AIM: Please transcribe the listing below in full and word for word, without its pictures.
##### DATA LINES #####
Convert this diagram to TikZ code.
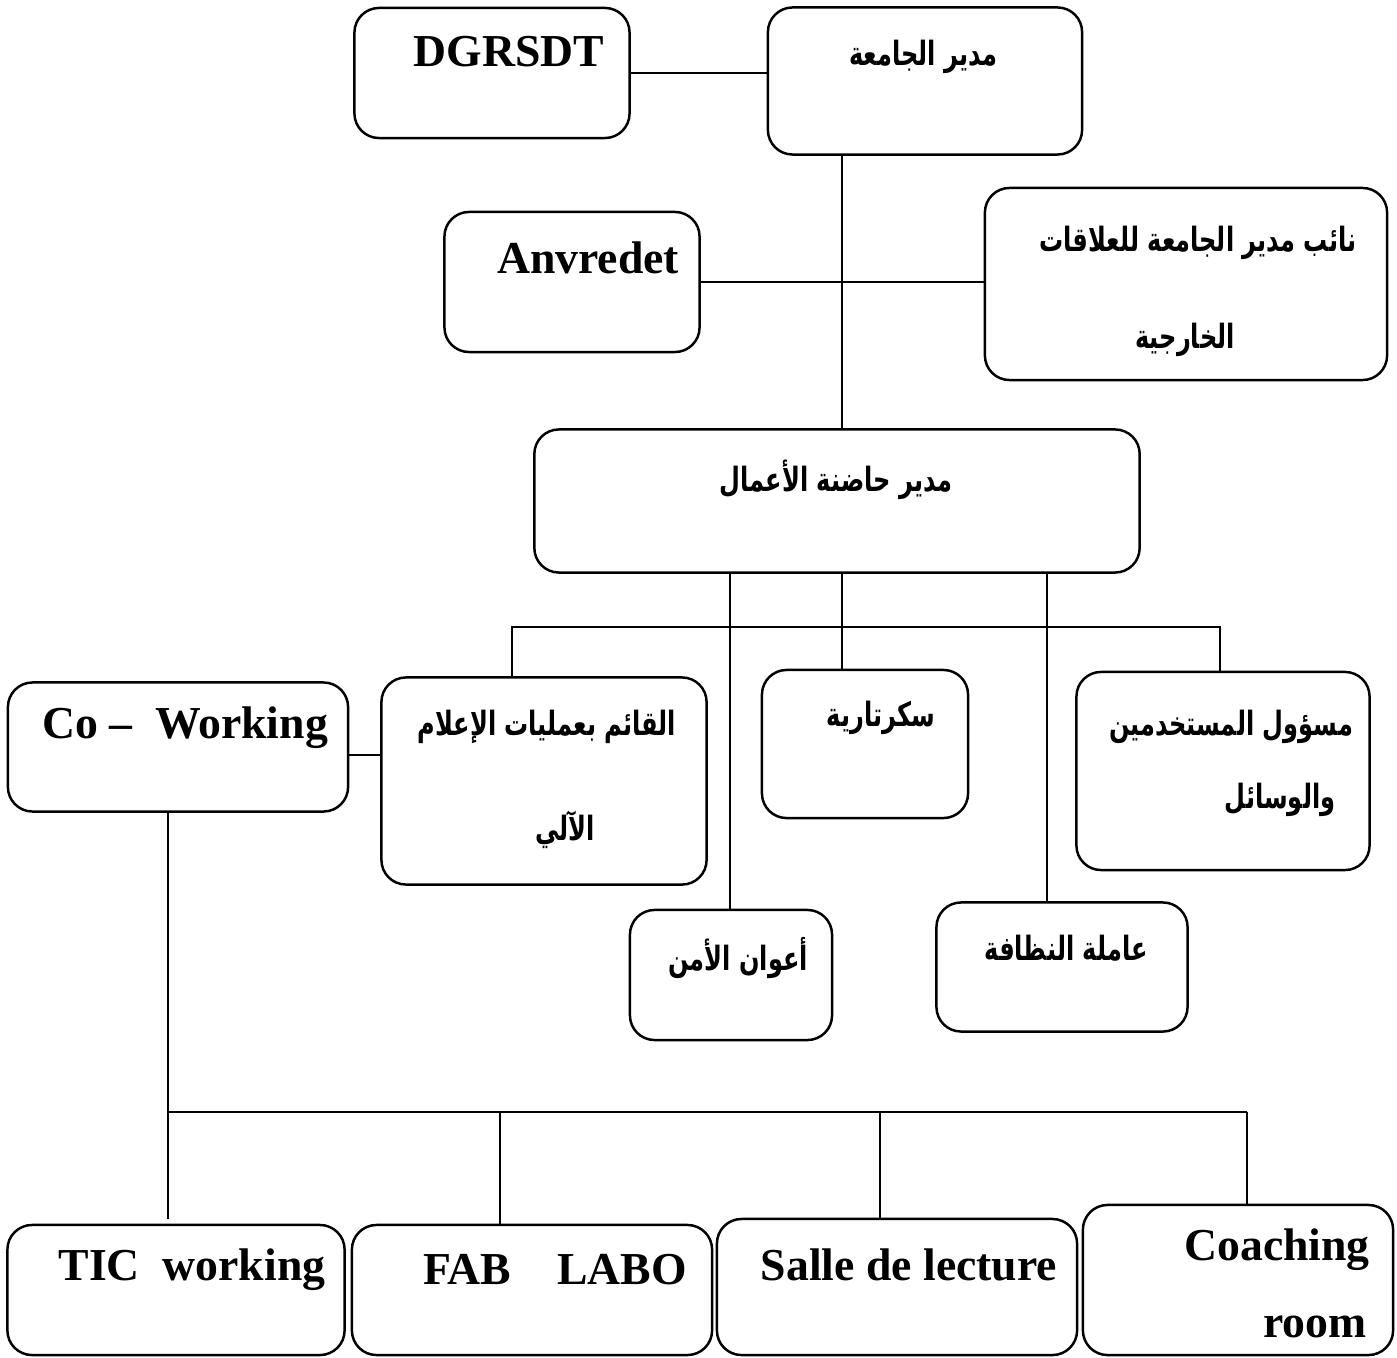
\documentclass[tikz,border=0pt]{standalone}
\usepackage{fontspec}
\setmainfont{Liberation Serif}
\newfontfamily\arabicfont[Script=Arabic]{DejaVu Sans}
\TeXXeTstate=1
\newcommand{\artext}[1]{\scalebox{0.72}[1]{\arabicfont\bfseries\beginR #1\endR}}

\begin{document}
\begin{tikzpicture}[x=0.01cm, y=-0.01cm]
	\tikzstyle{box} = [draw, rectangle, rounded corners=7pt, line width=0.7pt]
	\tikzstyle{link} = [line width=0.5pt]
	\tikzstyle{lat} = [font=\fontsize{13}{15}\selectfont\bfseries, inner sep=0pt]
	\tikzstyle{ar} = [font=\fontsize{9.5}{11}\selectfont, inner sep=0pt]

	\useasboundingbox (0,0) rectangle (1397,1358);

	% boxes
	\node [box, minimum width=2.75cm, minimum height=1.30cm] (dgrsdt) at (492,73) {};
	\node [box, minimum width=3.14cm, minimum height=1.47cm] (rector) at (925,81) {};
	\node [box, minimum width=2.55cm, minimum height=1.40cm] (anvredet) at (572,282) {};
	\node [box, minimum width=4.02cm, minimum height=1.92cm] (vice) at (1186,284) {};
	\node [box, minimum width=6.05cm, minimum height=1.43cm] (incub) at (837,501) {};
	\node [box, minimum width=3.40cm, minimum height=1.29cm] (cowork) at (178,747) {};
	\node [box, minimum width=3.25cm, minimum height=2.07cm] (info) at (544,781) {};
	\node [box, minimum width=2.06cm, minimum height=1.48cm] (secr) at (865,744) {};
	\node [box, minimum width=2.93cm, minimum height=1.98cm] (users) at (1223,771) {};
	\node [box, minimum width=2.02cm, minimum height=1.30cm] (security) at (731,975) {};
	\node [box, minimum width=2.51cm, minimum height=1.29cm] (clean) at (1062,967) {};
	\node [box, minimum width=3.37cm, minimum height=1.30cm] (tic) at (176,1290) {};
	\node [box, minimum width=3.60cm, minimum height=1.30cm] (fab) at (532,1290) {};
	\node [box, minimum width=3.60cm, minimum height=1.36cm] (salle) at (897,1287) {};
	\node [box, minimum width=3.10cm, minimum height=1.50cm] (coach) at (1238,1280) {};

	% texts
	\node [lat] (dgrsdt-t) at (509,52) {DGRSDT};
	\node [ar] (rector-t) at (923,57) {\artext{مدير الجامعة}};
	\node [lat] (anvredet-t) at (588,258) {Anvredet};
	\node [ar] (vice-t1) at (1198,243) {\artext{نائب مدير الجامعة للعلاقات}};
	\node [ar] (vice-t2) at (1185,340) {\artext{الخارجية}};
	\node [ar] (incub-t) at (836,480) {\artext{مدير حاضنة  الأعمال}};
	\node [lat] (cowork-t) at (185,728) {Co –\ \ Working};
	\node [ar] (info-t1) at (547,727) {\artext{القائم بعمليات الإعلام}};
	\node [ar] (info-t2) at (565,830) {\artext{الآلي}};
	\node [ar] (secr-t) at (881,718) {\artext{سكرتارية}};
	\node [ar] (users-t1) at (1231,727) {\artext{مسؤول المستخدمين}};
	\node [ar] (users-t2) at (1280,800) {\artext{والوسائل}};
	\node [ar] (security-t) at (738,958) {\artext{أعوان الأمن}};
	\node [ar] (clean-t) at (1066,948) {\artext{عاملة النظافة}};
	\node [lat] (tic-t) at (192,1270) {TIC\ \ working};
	\node [lat] (fab-t) at (555,1270) {FAB\ \ \ \ LABO};
	\node [lat] (salle-t) at (909,1265) {Salle de lecture};
	\node [lat] (coach-t1) at (1277,1250) {Coaching};
	\node [lat] (coach-t2) at (1315,1327) {room};

	% junction points
	\coordinate (spine) at (842,0);
	\coordinate (busL) at (512,627);
	\coordinate (busR) at (1220,627);
	\coordinate (guard) at (730,0);
	\coordinate (sweep) at (1047,0);
	\coordinate (side) at (0,755);
	\coordinate (trunk) at (168,1112);
	\coordinate (trunk-end) at (168,1219);
	\coordinate (drop-fab) at (500,1112);
	\coordinate (drop-salle) at (880,1112);
	\coordinate (drop-coach) at (1247,1112);

	% connectors
	\draw [link] (dgrsdt.east) -- (dgrsdt.east -| rector.west);
	\draw [link] (rector.south -| spine) -- (incub.north -| spine);
	\draw [link] (anvredet.east) -- (anvredet.east -| vice.west);
	\draw [link] (incub.south -| guard) -- (security.north -| guard);
	\draw [link] (incub.south -| spine) -- (secr.north -| spine);
	\draw [link] (incub.south -| sweep) -- (clean.north -| sweep);
	\draw [link] (info.north -| busL) -- (busL) -- (busR) -- (users.north -| busR);
	\draw [link] (cowork.east |- side) -- (info.west |- side);
	\draw [link] (cowork.south -| trunk) -- (trunk-end);
	\draw [link] (trunk) -- (drop-coach);
	\draw [link] (drop-fab) -- (fab.north -| drop-fab);
	\draw [link] (drop-salle) -- (salle.north -| drop-salle);
	\draw [link] (drop-coach) -- (coach.north -| drop-coach);
\end{tikzpicture}
\end{document}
#####
SOLUTION TO THIS EXERCISE:
Convert this diagram to TikZ code.
\documentclass[tikz,border=0pt]{standalone}
\usepackage{fontspec}
\setmainfont{Liberation Serif}
\newfontfamily\arabicfont[Script=Arabic]{DejaVu Sans}
\TeXXeTstate=1
\newcommand{\artext}[1]{\scalebox{0.72}[1]{\arabicfont\bfseries\beginR #1\endR}}

\begin{document}
\begin{tikzpicture}[x=0.01cm, y=-0.01cm]
	\tikzstyle{box} = [draw, rectangle, rounded corners=7pt, line width=0.7pt]
	\tikzstyle{link} = [line width=0.5pt]
	\tikzstyle{lat} = [font=\fontsize{13}{15}\selectfont\bfseries, inner sep=0pt]
	\tikzstyle{ar} = [font=\fontsize{9.5}{11}\selectfont, inner sep=0pt]

	\useasboundingbox (0,0) rectangle (1397,1358);

	% boxes
	\node [box, minimum width=2.75cm, minimum height=1.30cm] (dgrsdt) at (492,73) {};
	\node [box, minimum width=3.14cm, minimum height=1.47cm] (rector) at (925,81) {};
	\node [box, minimum width=2.55cm, minimum height=1.40cm] (anvredet) at (572,282) {};
	\node [box, minimum width=4.02cm, minimum height=1.92cm] (vice) at (1186,284) {};
	\node [box, minimum width=6.05cm, minimum height=1.43cm] (incub) at (837,501) {};
	\node [box, minimum width=3.40cm, minimum height=1.29cm] (cowork) at (178,747) {};
	\node [box, minimum width=3.25cm, minimum height=2.07cm] (info) at (544,781) {};
	\node [box, minimum width=2.06cm, minimum height=1.48cm] (secr) at (865,744) {};
	\node [box, minimum width=2.93cm, minimum height=1.98cm] (users) at (1223,771) {};
	\node [box, minimum width=2.02cm, minimum height=1.30cm] (security) at (731,975) {};
	\node [box, minimum width=2.51cm, minimum height=1.29cm] (clean) at (1062,967) {};
	\node [box, minimum width=3.37cm, minimum height=1.30cm] (tic) at (176,1290) {};
	\node [box, minimum width=3.60cm, minimum height=1.30cm] (fab) at (532,1290) {};
	\node [box, minimum width=3.60cm, minimum height=1.36cm] (salle) at (897,1287) {};
	\node [box, minimum width=3.10cm, minimum height=1.50cm] (coach) at (1238,1280) {};

	% texts
	\node [lat] (dgrsdt-t) at (509,52) {DGRSDT};
	\node [ar] (rector-t) at (923,57) {\artext{مدير الجامعة}};
	\node [lat] (anvredet-t) at (588,258) {Anvredet};
	\node [ar] (vice-t1) at (1198,243) {\artext{نائب مدير الجامعة للعلاقات}};
	\node [ar] (vice-t2) at (1185,340) {\artext{الخارجية}};
	\node [ar] (incub-t) at (836,480) {\artext{مدير حاضنة  الأعمال}};
	\node [lat] (cowork-t) at (185,728) {Co –\ \ Working};
	\node [ar] (info-t1) at (547,727) {\artext{القائم بعمليات الإعلام}};
	\node [ar] (info-t2) at (565,830) {\artext{الآلي}};
	\node [ar] (secr-t) at (881,718) {\artext{سكرتارية}};
	\node [ar] (users-t1) at (1231,727) {\artext{مسؤول المستخدمين}};
	\node [ar] (users-t2) at (1280,800) {\artext{والوسائل}};
	\node [ar] (security-t) at (738,958) {\artext{أعوان الأمن}};
	\node [ar] (clean-t) at (1066,948) {\artext{عاملة النظافة}};
	\node [lat] (tic-t) at (192,1270) {TIC\ \ working};
	\node [lat] (fab-t) at (555,1270) {FAB\ \ \ \ LABO};
	\node [lat] (salle-t) at (909,1265) {Salle de lecture};
	\node [lat] (coach-t1) at (1277,1250) {Coaching};
	\node [lat] (coach-t2) at (1315,1327) {room};

	% junction points
	\coordinate (spine) at (842,0);
	\coordinate (busL) at (512,627);
	\coordinate (busR) at (1220,627);
	\coordinate (guard) at (730,0);
	\coordinate (sweep) at (1047,0);
	\coordinate (side) at (0,755);
	\coordinate (trunk) at (168,1112);
	\coordinate (trunk-end) at (168,1219);
	\coordinate (drop-fab) at (500,1112);
	\coordinate (drop-salle) at (880,1112);
	\coordinate (drop-coach) at (1247,1112);

	% connectors
	\draw [link] (dgrsdt.east) -- (dgrsdt.east -| rector.west);
	\draw [link] (rector.south -| spine) -- (incub.north -| spine);
	\draw [link] (anvredet.east) -- (anvredet.east -| vice.west);
	\draw [link] (incub.south -| guard) -- (security.north -| guard);
	\draw [link] (incub.south -| spine) -- (secr.north -| spine);
	\draw [link] (incub.south -| sweep) -- (clean.north -| sweep);
	\draw [link] (info.north -| busL) -- (busL) -- (busR) -- (users.north -| busR);
	\draw [link] (cowork.east |- side) -- (info.west |- side);
	\draw [link] (cowork.south -| trunk) -- (trunk-end);
	\draw [link] (trunk) -- (drop-coach);
	\draw [link] (drop-fab) -- (fab.north -| drop-fab);
	\draw [link] (drop-salle) -- (salle.north -| drop-salle);
	\draw [link] (drop-coach) -- (coach.north -| drop-coach);
\end{tikzpicture}
\end{document}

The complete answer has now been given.